How Southern Rail and its PR agency are trying to weather a 'perfect storm'

The boss of the PR firm taken on by beleaguered train operator Southern Rail tells PRWeek he is trying to create "balance" in the debate as the company faces ongoing bad press in what he calls a "perfect storm of negative factors".

Last week, Southern Rail passengers took out an ad in The Times, and this week some staged a protest at London Victoria station after ongoing cancellations and delays. The company has been under fire over its poor punctuality and reduced service going back several months.

"It’s a very challenging time," said Chris Rumfitt, CEO of Field Consulting. The firm was brought in specifically to support Southern Rail’s in-house PR team in March, when the operator realised it had "some major issues brewing", Rumfitt said.

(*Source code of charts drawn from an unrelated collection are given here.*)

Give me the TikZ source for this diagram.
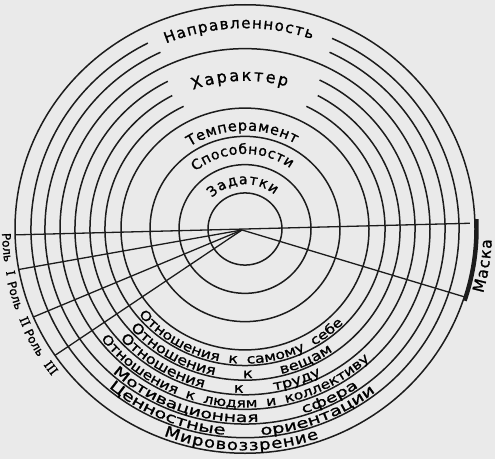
\documentclass[tikz,border=0pt]{standalone}
\usepackage{fontspec}
\usetikzlibrary{decorations.text}
\newfontfamily\labA[FakeBold=1.2]{DejaVu Sans}
\newfontfamily\labB[FakeStretch=1.2,FakeBold=1.2]{DejaVu Sans}
\newfontfamily\labC[FakeStretch=1.4,FakeBold=1.2]{DejaVu Sans}
\newfontfamily\numf[FakeBold=1.2]{DejaVu Serif}
\definecolor{paper}{RGB}{234,234,234}
\definecolor{ink}{RGB}{28,28,28}
\newcommand{\fA}[1]{\labA\fontsize{#1}{#1}\selectfont}
\newcommand{\fB}[1]{\labB\fontsize{#1}{#1}\selectfont}
\newcommand{\fC}[1]{\labC\fontsize{#1}{#1}\selectfont}
\newcommand{\fN}[1]{\numf\fontsize{#1}{#1}\selectfont}
\tikzset{
  ring/.style={draw=ink, line width=1.5pt},
  spoke/.style={draw=ink, line width=1.3pt},
  maskarc/.style={draw=ink, line width=3.5pt},
  toplbl/.style={decorate, decoration={text along path, text={#1}, text align={fit to path}}},
  botlbl/.style={decorate, decoration={text along path, text={#1}, text align={fit to path stretching spaces}}},
}
\begin{document}
\begin{tikzpicture}[x=1pt,y=1pt,color=ink]
\useasboundingbox (0,0) rectangle (495,459);
\fill[paper] (0,0) rectangle (495,459);
\begin{scope}[shift={(245,230)}, yscale=0.975]
  \coordinate (O) at (0,0);
  \coordinate (hub) at (-3,-1);
  % full circles
  \foreach \rad in {37,66,95,124,185,230} \draw[ring] (O) circle[radius=\rad pt];
  % gapped arcs (Character)
  \draw[ring] (116:140pt) arc[start angle=116, end angle=424, radius=140pt];
  \draw[ring] (118:155pt) arc[start angle=118, end angle=422, radius=155pt];
  \draw[ring] (117:170pt) arc[start angle=117, end angle=424, radius=170pt];
  % gapped arcs (Orientation)
  \draw[ring] (115:200pt) arc[start angle=115, end angle=425, radius=200pt];
  \draw[ring] (117:214pt) arc[start angle=117, end angle=426, radius=214pt];
  % spokes
  \coordinate (hL) at (181.5:230pt);
  \coordinate (hR) at (1.5:225pt);
  \coordinate (r1end) at (190.4:230pt);
  \coordinate (r2end) at (203.1:230pt);
  \coordinate (r3end) at (214.3:230pt);
  \coordinate (mEnd) at (342.4:230pt);
  \draw[spoke] (hL) -- (hR);
  \draw[spoke] (hub) -- (r1end);
  \draw[spoke] (hub) -- (r2end);
  \draw[spoke] (hub) -- (r3end);
  \draw[spoke] (hub) -- (mEnd);
  % mask arc
  \draw[maskarc] (-18.5:232pt) arc[start angle=-18.5, end angle=2.5, radius=232pt];
  % top labels
  \path[toplbl={|\fA{14}|Задатки}] (136:46pt) arc[start angle=136, end angle=50, radius=46pt];
  \path[toplbl={|\fA{14}|Способности}] (130:77pt) arc[start angle=130, end angle=54, radius=77pt];
  \path[toplbl={|\fA{14.5}|Темперамент}] (123:101pt) arc[start angle=123, end angle=60, radius=101pt];
  \path[toplbl={|\fA{16}|Характер}] (110:152pt) arc[start angle=110, end angle=74, radius=152pt];
  \path[toplbl={|\fA{15}|Направленность}] (112.5:206pt) arc[start angle=112.5, end angle=71, radius=206pt];
  % bottom labels
  \path[botlbl={|\fB{13}|Отношения к самому себе}] (219.5:138pt) arc[start angle=219.5, end angle=315.5, radius=138pt];
  \path[botlbl={|\fB{13.5}|Отношения к вещам}] (221.5:153pt) arc[start angle=221.5, end angle=305, radius=153pt];
  \path[botlbl={|\fB{13.5}|Отношения к труду}] (222:168pt) arc[start angle=222, end angle=297, radius=168pt];
  \path[botlbl={|\fB{13}|Отношения к людям и коллективу}] (218:183pt) arc[start angle=218, end angle=313, radius=183pt];
  \path[botlbl={|\fC{13.5}|Мотивационная сфера}] (228:198pt) arc[start angle=228, end angle=305, radius=198pt];
  \path[botlbl={|\fC{14}|Ценностные ориентации}] (230:212pt) arc[start angle=230, end angle=308, radius=212pt];
  \path[toplbl={|\fB{15}|Мировоззрение}] (249:227pt) arc[start angle=249, end angle=289, radius=227pt];
  % roles and mask
  \path[botlbl={|\fA{12}|Роль |\fN{12}|I}] (181:243pt) arc[start angle=181, end angle=191.5, radius=243pt];
  \path[botlbl={|\fA{12}|Роль |\fN{12}|II}] (193:244pt) arc[start angle=193, end angle=204.5, radius=244pt];
  \path[botlbl={|\fA{12}|Роль |\fN{12}|III}] (205.5:245pt) arc[start angle=205.5, end angle=218, radius=245pt];
  \path[toplbl={|\fA{15.5}|Маска}] (-15.5:247pt) arc[start angle=-15.5, end angle=-2.5, radius=247pt];
\end{scope}
\end{tikzpicture}
\end{document}
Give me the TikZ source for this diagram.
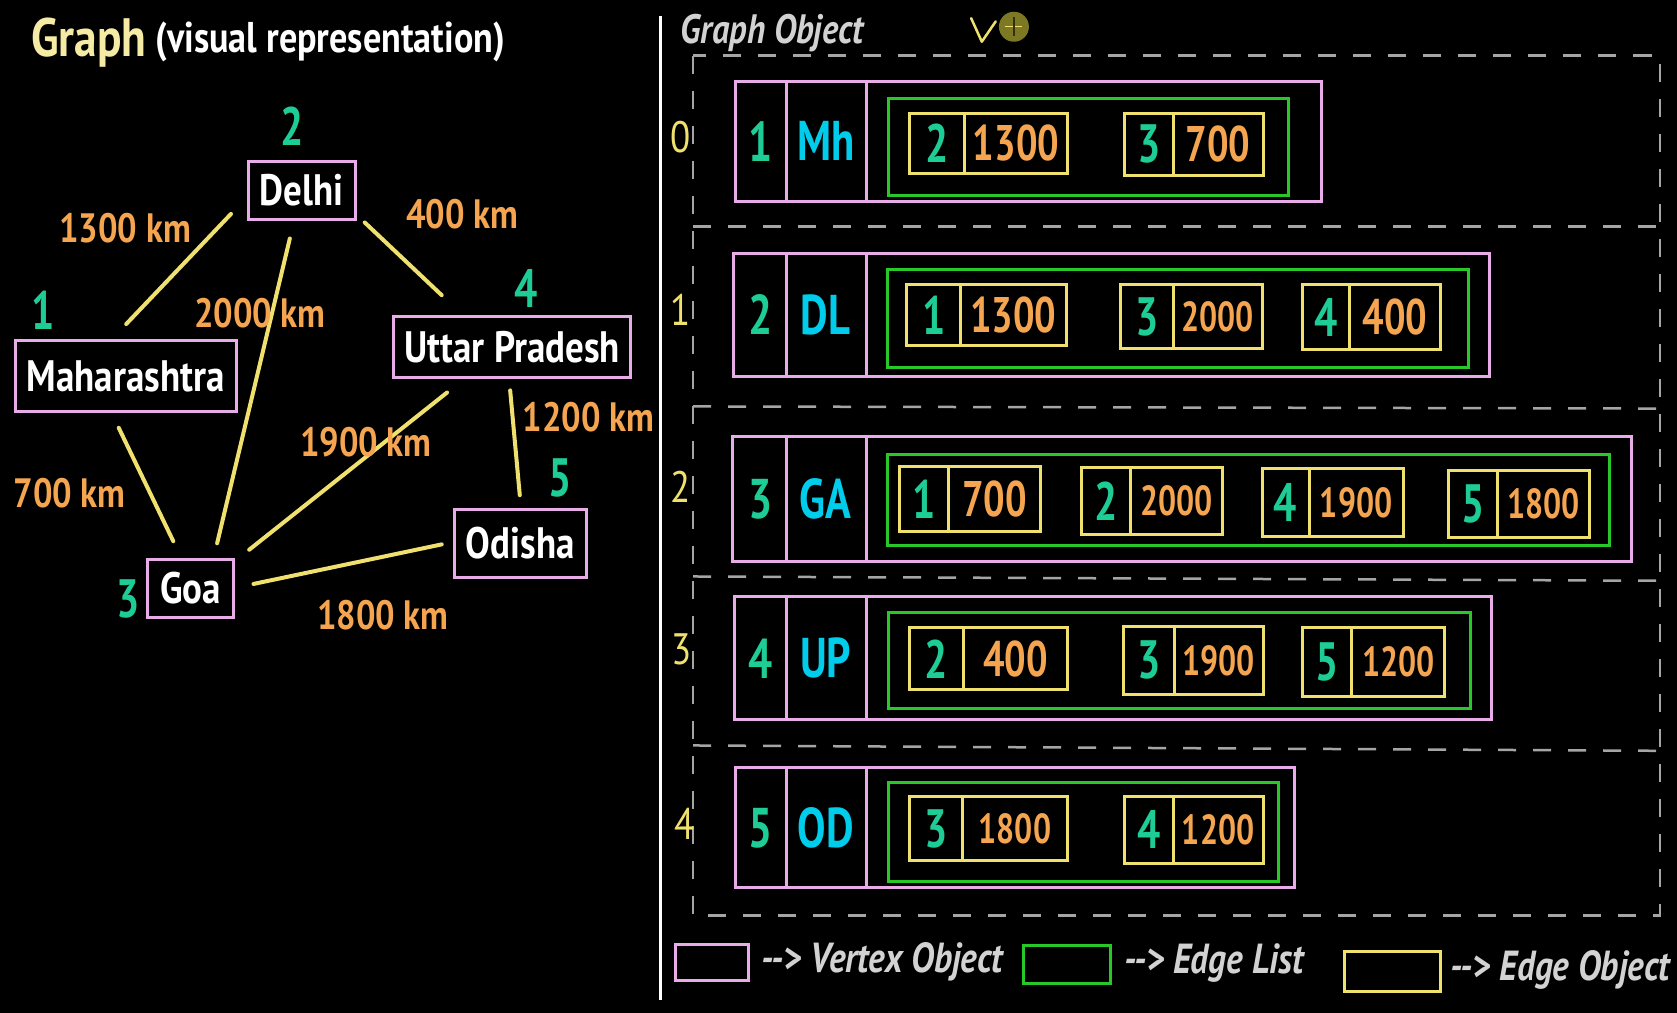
\documentclass[tikz,border=0pt]{standalone}
\usepackage{fontspec}
\newfontfamily\cf{PT Sans}[FakeStretch=0.76]
\newfontfamily\cfw{PT Sans}[FakeStretch=0.84]
\definecolor{vpink}{RGB}{232,172,232}
\definecolor{elgreen}{RGB}{40,200,40}
\definecolor{eyellow}{RGB}{240,225,110}
\definecolor{numgreen}{RGB}{30,205,150}
\definecolor{abcyan}{RGB}{0,205,235}
\definecolor{korange}{RGB}{245,165,80}
\definecolor{titlecream}{RGB}{245,235,165}
\definecolor{lgrey}{RGB}{210,210,210}
\definecolor{dgrey}{RGB}{165,165,165}
\definecolor{cursorol}{RGB}{125,120,35}
\newcommand\fs[1]{\fontsize{#1}{#1}\selectfont}
\newcommand\vertexrow[7]{%
  \draw[vline] (#2,#3) rectangle (#4,#5);
  \draw[vline] (735,#3) -- (735,#5) (810,#3) -- (810,#5);
  \pgfmathsetmacro\midy{(#3+#5)/2}
  \node[rnum] (#1n) at (711,\midy) {#6};
  \node[rabbr] (#1a) at (772,\midy) {#7};
}
\newcommand\edgeobj[9]{%
  \draw[eline] (#2,#3) rectangle (#4,#5);
  \draw[eline] (#6,#3) -- (#6,#5);
  \pgfmathsetmacro\midy{(#3+#5)/2}
  \pgfmathsetmacro\lx{(#2+#6)/2}
  \pgfmathsetmacro\rx{(#6+#4)/2}
  \node[ednum] (#1n) at (\lx,\midy) {#7};
  \node[#9] (#1v) at (\rx,\midy) {#8};
}
\begin{document}
\begin{tikzpicture}[x=1.0695pt,y=-1.0695pt,
  txt/.style={inner sep=0pt,font=\cf\bfseries},
  city/.style={draw=vpink,line width=3pt,txt,text=white,font=\cfw\bfseries\fs{44},minimum height=58pt},
  gnum/.style={txt,text=numgreen,font=\cf\bfseries\fs{54}},
  dist/.style={txt,text=korange,font=\cfw\bfseries\fs{41}},
  road/.style={eyellow,line width=4pt,line cap=round},
  vline/.style={vpink,line width=3pt},
  gline/.style={elgreen,line width=3pt},
  eline/.style={eyellow,line width=3pt},
  rnum/.style={txt,text=numgreen,font=\cf\bfseries\fs{56}},
  rabbr/.style={txt,text=abcyan,font=\cf\bfseries\fs{56}},
  ednum/.style={txt,text=numgreen,font=\cf\bfseries\fs{54}},
  evbig/.style={txt,text=korange,font=\cf\bfseries\fs{50}},
  evsmall/.style={txt,text=korange,font=\cf\bfseries\fs{42}},
  ridx/.style={txt,text=eyellow,font=\cfw\fs{44}},
  dline/.style={dgrey,line width=2.5pt,dash pattern=on 18pt off 17pt},
  legtxt/.style={txt,text=lgrey,font=\cfw\bfseries\itshape\fs{42},anchor=base west}]
\fill[black] (0,0) rectangle (1568,947);
\useasboundingbox (0,0) rectangle (1568,947);

% ---------- left: visual graph ----------
\node[txt,text=titlecream,font=\cfw\bfseries\fs{54},anchor=base west] (title) at (29,53) {Graph};
\node[txt,text=white,font=\cfw\bfseries\fs{43},anchor=base west] (subtitle) at (145,49) {(visual representation)};

\node[city,minimum width=107pt] (dl) at (282,178) {Delhi};
\node[city,minimum width=221pt,minimum height=71pt] (mh) at (117.5,352) {Maharashtra};
\node[city,minimum width=237pt,minimum height=61pt] (up) at (479,324.5) {Uttar Pradesh};
\node[city,minimum width=86pt] (ga) at (178,550) {Goa};
\node[city,minimum width=132pt,minimum height=68pt] (od) at (486.5,508) {Odisha};

\node[gnum] (n2) at (273,118) {2};
\node[gnum] (n1) at (40,290) {1};
\node[gnum] (n4) at (492,270) {4};
\node[gnum] (n3) at (120,560) {3};
\node[gnum] (n5) at (524,447) {5};

\coordinate (dlmh) at (216,200); \coordinate (mhdl) at (118,303);
\coordinate (dlga) at (271,223); \coordinate (gadl) at (203,508);
\coordinate (dlup) at (341,208); \coordinate (updl) at (413,276);
\coordinate (mhga) at (111,400); \coordinate (gamh) at (162,506);
\coordinate (upga) at (418,367); \coordinate (gaup) at (233,514);
\coordinate (upod) at (477,365); \coordinate (odup) at (486,463);
\coordinate (gaod) at (237,546); \coordinate (odga) at (413,509);
\draw[road] (dlmh) -- (mhdl);
\draw[road] (dlga) -- (gadl);
\draw[road] (dlup) -- (updl);
\draw[road] (mhga) -- (gamh);
\draw[road] (upga) -- (gaup);
\draw[road] (upod) -- (odup);
\draw[road] (gaod) -- (odga);

\node[dist] (d13) at (117,213) {1300 km};
\node[dist] (d23) at (243,293) {2000 km};
\node[dist] (d24) at (432,200) {400 km};
\node[dist] (d13b) at (65,461) {700 km};
\node[dist] (d34) at (342,413) {1900 km};
\node[dist] (d45) at (550,390) {1200 km};
\node[dist] (d35) at (358,575) {1800 km};

% divider
\draw[white,line width=3pt] (618,15) -- (618,935);

% ---------- right: graph object ----------
\node[txt,text=lgrey,font=\cfw\bfseries\itshape\fs{41},anchor=base west] (gobj) at (636,41) {Graph Object};
\draw[eyellow,line width=2.5pt,line cap=round,line join=round] (908,17) -- (918,39) -- (931,20);
\fill[cursorol] (948,25) circle (15pt);
\draw[eyellow,line width=1.5pt] (940,25) -- (956,25);
\draw[black!60!cursorol,line width=1.2pt] (948,16) -- (948,34);

\draw[dline] (648,52) rectangle (1552,856);
\draw[dline] (648,212) -- (1552,212);
\draw[dline] (648,380) -- (1552,382);
\draw[dline] (648,539) -- (1552,543);
\draw[dline] (648,697) -- (1552,702);

\node[ridx] (i0) at (636,128) {0};
\node[ridx] (i1) at (636,290) {1};
\node[ridx] (i2) at (636,455) {2};
\node[ridx] (i3) at (637,607) {3};
\node[ridx] (i4) at (640,770) {4};

% row 0
\vertexrow{r0}{688}{76}{1236}{188}{1}{Mh}
\draw[gline] (831,92) rectangle (1205,183);
\edgeobj{e01}{850}{106}{998}{162}{902}{2}{1300}{evbig}
\edgeobj{e02}{1051}{106}{1181}{164}{1097}{3}{700}{evbig}
% row 1
\vertexrow{r1}{686}{237}{1393}{352}{2}{DL}
\draw[gline] (830,252) rectangle (1373,344);
\edgeobj{e11}{848}{266}{997}{323}{898}{1}{1300}{evbig}
\edgeobj{e12}{1048}{266}{1180}{326}{1097}{3}{2000}{evsmall}
\edgeobj{e13}{1218}{266}{1347}{327}{1262}{4}{400}{evbig}
% row 2
\vertexrow{r2}{685}{408}{1525}{525}{3}{GA}
\draw[gline] (830,425) rectangle (1505,510);
\edgeobj{e21}{841}{436}{973}{497}{887}{1}{700}{evbig}
\edgeobj{e22}{1011}{437}{1143}{500}{1057}{2}{2000}{evsmall}
\edgeobj{e23}{1180}{438}{1312}{502}{1224}{4}{1900}{evsmall}
\edgeobj{e24}{1354}{440}{1486}{503}{1400}{5}{1800}{evsmall}
% row 3
\vertexrow{r3}{687}{558}{1395}{673}{4}{UP}
\draw[gline] (831,573) rectangle (1375,662);
\edgeobj{e31}{850}{587}{998}{645}{901}{2}{400}{evbig}
\edgeobj{e32}{1050}{586}{1181}{649}{1098}{3}{1900}{evsmall}
\edgeobj{e33}{1218}{587}{1351}{651}{1264}{5}{1200}{evsmall}
% row 4
\vertexrow{r4}{688}{718}{1210}{830}{5}{OD}
\draw[gline] (831,732) rectangle (1195,824);
\edgeobj{e41}{850}{745}{998}{805}{900}{3}{1800}{evsmall}
\edgeobj{e42}{1051}{745}{1181}{807}{1097}{4}{1200}{evsmall}

% ---------- legend ----------
\draw[vline] (632,883) rectangle (700,917);
\node[legtxt] (l1) at (712,909) {-{}-> Vertex Object};
\draw[gline] (957,884) rectangle (1038,920);
\node[legtxt] (l2) at (1051,910) {-{}-> Edge List};
\draw[eline] (1257,890) rectangle (1347,927);
\node[legtxt] (l3) at (1356,917) {-{}-> Edge Object};
\end{tikzpicture}
\end{document}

"It was a perfect storm of negative factors – huge construction works at London Bridge put terrible constraints on the network, industrial action spilled over into high levels of sickness and that’s had a huge effect on the service, culminating in a temporary timetable," Rumfitt (pictured below) told PRWeek.

The former UK public affairs MD at Edelman said Southern’s main concern was its passengers. "There’s an obligation on any railway company to ensure there’s good information for passengers on what is and isn’t running," Rumfitt said. "So we look at four main audiences: the most important are the passengers, then the other three are employees, stakeholders and media. There’s been effort to engage with all four in a timely way so they’re the first for information about what’s going on."

Rumfitt acknowledged that dealing with a "huge volume" of enquiries through social and other media had been challenging. He said: "There are four people on social media at any one time and they’re based in the control room at Three Bridges where the railway is run from, to have the most up-to-date information."

Additionally, on key days, regular updates have been provided to stakeholders including local authorities and MPs as often as every three hours. On the three strike days in April, May and June, social media staff were on hand 24/7.

While many commuters may feel Southern has not convincingly demonstrated compassion or competence, Rumfitt was keen to point out that Southern has not tried to deflect from the issue. "We recognise that the present train service isn’t good enough and we’re not seeking to defend what’s happening," he said. "We’re simply trying to get passengers information so they can plan their lives."

A particular challenge has been trying to influence the media narrative, which has happily seized on the hashtag-friendly use of 'Southern Fail'. Rumfitt said rail commuters were "quite an informed customer compared to many – they know every signal, every junction" and wanted to know what was really going on. "So we’ve tried to explain what’s going on, publishing letters in national papers on four occasions and targeting commuter reads as a tool to simply explain what’s happening and why," he said.

This has also meant placing more emphasis on the RMT union, which Rumfitt argued had been "behaving incredibly unreasonably" and the position it had taken, which he said had effectively been "the root cause of the problems".

A new timetable was introduced on Monday and will run for a four-week period, which Rumfitt hopes will help lessen the disruption for passengers, saying that there had been "a significant improvement in services". Rumfitt said he was keeping a close eye on a live feed of trains running on his computer. 

Ultimately, Rumfitt said he was clear on what he wanted to achieve. "The best outcome you can realistically hope for is balance in the debate and two sides shown to it," he said.